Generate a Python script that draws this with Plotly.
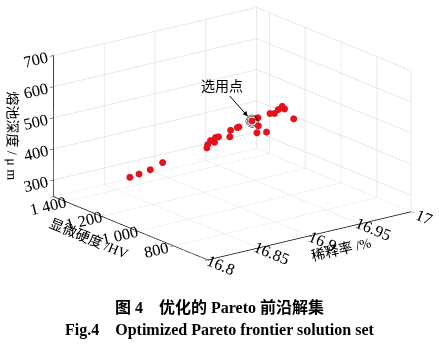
import plotly.graph_objects as go

# Pareto solution set
dilution = [16.852, 16.857, 16.864, 16.874, 16.896, 16.901, 16.907, 16.904, 16.911, 16.912,
            16.912, 16.922, 16.926, 16.927, 16.936, 16.941, 16.929, 16.918, 16.919, 16.947,
            16.947, 16.953, 16.958, 16.954, 16.939]
hardness = [1339, 1316, 1293, 1281, 1159, 1183, 1201, 1162, 1196, 1185,
            1122, 1174, 1159, 1156, 1135, 1130, 1059, 1005, 957, 1096,
            1071, 1084, 1090, 1055, 919]
depth = [300, 312, 326, 344, 403, 404, 408, 414, 416, 420,
         435, 436, 445, 447, 464, 472, 472, 471, 484, 489,
         495, 500, 505, 508, 520]

sel_dilution = [16.936]
sel_hardness = [1135]
sel_depth = [464]

x_range = [16.8, 17.0]
y_range = [610, 1470]
z_range = [247, 700]

x_ticks = [16.8, 16.85, 16.9, 16.95, 17.0]
x_ticktext = ["16.8", "16.85", "16.9", "16.95", "17"]
y_ticks = [610, 800, 1000, 1200, 1400, 1470]
y_ticktext = ["", "800", "1 000", "1 200", "1 400", ""]
z_ticks = [300, 400, 500, 600, 700]
z_ticktext = ["300", "400", "500", "600", "700"]

FONT = "Liberation Serif, Times New Roman, Noto Sans CJK SC"

fig = go.Figure()
fig.add_trace(go.Scatter3d(
    x=dilution, y=hardness, z=depth, mode="markers",
    marker=dict(size=4, color="#e8101a", line=dict(width=0)),
    showlegend=False, hoverinfo="skip"))
fig.add_trace(go.Scatter3d(
    x=sel_dilution, y=sel_hardness, z=sel_depth, mode="markers",
    marker=dict(size=7, color="rgba(0,0,0,0)", symbol="circle-open",
                line=dict(width=1.5, color="black")),
    showlegend=False, hoverinfo="skip"))

axis_common = dict(
    showbackground=False, gridcolor="#d4d4d4", gridwidth=1,
    showline=True, linecolor="black", linewidth=1.5,
    ticks="outside", tickcolor="black", ticklen=4,
    zeroline=False, showspikes=False,
    tickfont=dict(family=FONT, size=14, color="black"),
    autorange=False,
)

cx, cy, cz = -0.1014, -0.0114, -0.2138
ex, ey, ez = -0.575 * 2.0, -0.757 * 2.0, 0.312 * 2.0

fig.update_layout(
    width=439, height=345,
    margin=dict(l=0, r=0, t=0, b=0),
    paper_bgcolor="white",
    font=dict(family=FONT, color="black"),
    scene=dict(
        domain=dict(x=[0.0, 1.0], y=[0.0, 1.0]),
        xaxis=dict(range=x_range, tickvals=x_ticks, ticktext=x_ticktext,
                   title=dict(text="稀释率 /%", font=dict(family=FONT, size=14)),
                   **axis_common),
        yaxis=dict(range=y_range, tickvals=y_ticks, ticktext=y_ticktext,
                   title=dict(text="显微硬度 /HV", font=dict(family=FONT, size=14)),
                   **axis_common),
        zaxis=dict(range=z_range, tickvals=z_ticks, ticktext=z_ticktext,
                   title=dict(text="熔池深度 / μ m", font=dict(family=FONT, size=14)),
                   **axis_common),
        aspectmode="manual",
        aspectratio=dict(x=1.48, y=1.48, z=0.86),
        camera=dict(
            eye=dict(x=ex + cx, y=ey + cy, z=ez + cz),
            up=dict(x=0, y=0, z=1),
            center=dict(x=cx, y=cy, z=cz),
            projection=dict(type="orthographic"),
        ),
        annotations=[dict(
            x=sel_dilution[0], y=sel_hardness[0], z=sel_depth[0],
            text="选用点", showarrow=True, arrowhead=2, arrowsize=1,
            arrowwidth=1, arrowcolor="black", ax=-30, ay=-34,
            standoff=6, font=dict(family=FONT, size=14, color="black"),
        )],
    ),
    annotations=[
        dict(text="<b>图 4　优化的 Pareto 前沿解集</b>", x=0.5, y=(345 - 307) / 345,
             xref="paper", yref="paper", xanchor="center", yanchor="middle",
             showarrow=False, font=dict(family=FONT, size=16, color="black")),
        dict(text="<b>Fig.4　Optimized Pareto frontier solution set</b>", x=0.5,
             y=(345 - 330) / 345, xref="paper", yref="paper", xanchor="center",
             yanchor="middle", showarrow=False,
             font=dict(family=FONT, size=16, color="black")),
    ],
)

fig.write_html("out.html")
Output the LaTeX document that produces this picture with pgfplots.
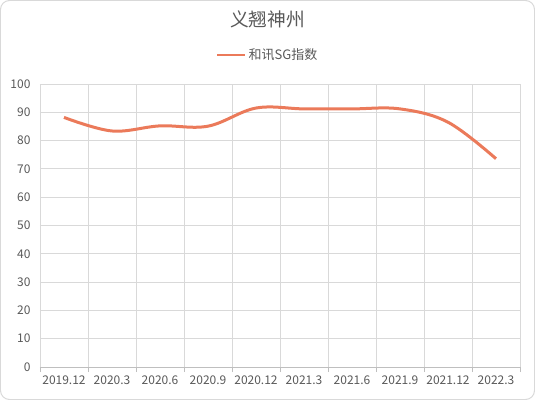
\documentclass[border=0pt]{standalone}
\usepackage{fontspec}
\setmainfont{Noto Sans CJK SC}
\usepackage{pgfplots}
\pgfplotsset{compat=1.18}

\definecolor{lineC}{RGB}{235,122,90}
\definecolor{txtC}{RGB}{89,89,89}
\definecolor{gridC}{RGB}{217,217,217}
\definecolor{axC}{RGB}{191,191,191}

\begin{document}
\begin{tikzpicture}
\begin{axis}[
    scale only axis,
    width=480bp, height=283bp,
    xmin=-0.5, xmax=9.5,
    ymin=0, ymax=100,
    xtick={0,...,9},
    xticklabels={2019.12,2020.3,2020.6,2020.9,2020.12,2021.3,2021.6,2021.9,2021.12,2022.3},
    minor xtick={-0.5,0.5,...,9.5},
    ytick={0,10,...,100},
    xminorgrids, ymajorgrids,
    minor grid style={draw=gridC, line width=0.8bp},
    major grid style={draw=gridC, line width=0.8bp},
    major tick length=0pt,
    minor tick length=5bp,
    xtick align=outside,
    separate axis lines,
    axis x line*=bottom,
    axis y line*=left,
    x axis line style={draw=axC, line width=0.8bp, -},
    y axis line style={draw=none, -},
    minor x tick style={draw=axC, line width=0.8bp},
    ticklabel style={font=\fontsize{12bp}{14bp}\selectfont, text=txtC},
    /pgf/number format/assume math mode=true,
    yticklabel style={xshift=-6bp},
    xticklabel style={yshift=-5bp},
    title={义翘神州},
    title style={at={(rel axis cs:0.474,1)}, anchor=center, yshift=59bp,
        font=\fontsize{18.7bp}{22bp}\selectfont, text=txtC},
    legend style={at={(rel axis cs:0.474,1)}, anchor=center, yshift=29bp,
        draw=none, fill=none, font=\fontsize{13bp}{15bp}\selectfont, text=txtC,
        inner sep=0pt},
    legend image code/.code={\draw[#1, line width=2.8bp] (0bp,0bp) -- (28bp,0bp);},
]
\addplot[color=lineC, line width=3bp, smooth, tension=0.6] coordinates {
    (0,88.2) (1,83.4) (2,85.2) (3,85.1) (4,91.5)
    (5,91.2) (6,91.2) (7,91.2) (8,86.5) (9,73.6)
};
\addlegendentry{和讯SG指数}
\end{axis}
\draw[gridC, line width=1bp, rounded corners=9bp] (-39.5bp,-32.5bp) rectangle (494.5bp,366.5bp);
\end{tikzpicture}
\end{document}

--

Repeat only the lines between the top of the entries above and the line containing "z_range = [247, 700]", both ends included, without the pictures.

Generate a Python script that draws this with Plotly.
import plotly.graph_objects as go

# Pareto solution set
dilution = [16.852, 16.857, 16.864, 16.874, 16.896, 16.901, 16.907, 16.904, 16.911, 16.912,
            16.912, 16.922, 16.926, 16.927, 16.936, 16.941, 16.929, 16.918, 16.919, 16.947,
            16.947, 16.953, 16.958, 16.954, 16.939]
hardness = [1339, 1316, 1293, 1281, 1159, 1183, 1201, 1162, 1196, 1185,
            1122, 1174, 1159, 1156, 1135, 1130, 1059, 1005, 957, 1096,
            1071, 1084, 1090, 1055, 919]
depth = [300, 312, 326, 344, 403, 404, 408, 414, 416, 420,
         435, 436, 445, 447, 464, 472, 472, 471, 484, 489,
         495, 500, 505, 508, 520]

sel_dilution = [16.936]
sel_hardness = [1135]
sel_depth = [464]

x_range = [16.8, 17.0]
y_range = [610, 1470]
z_range = [247, 700]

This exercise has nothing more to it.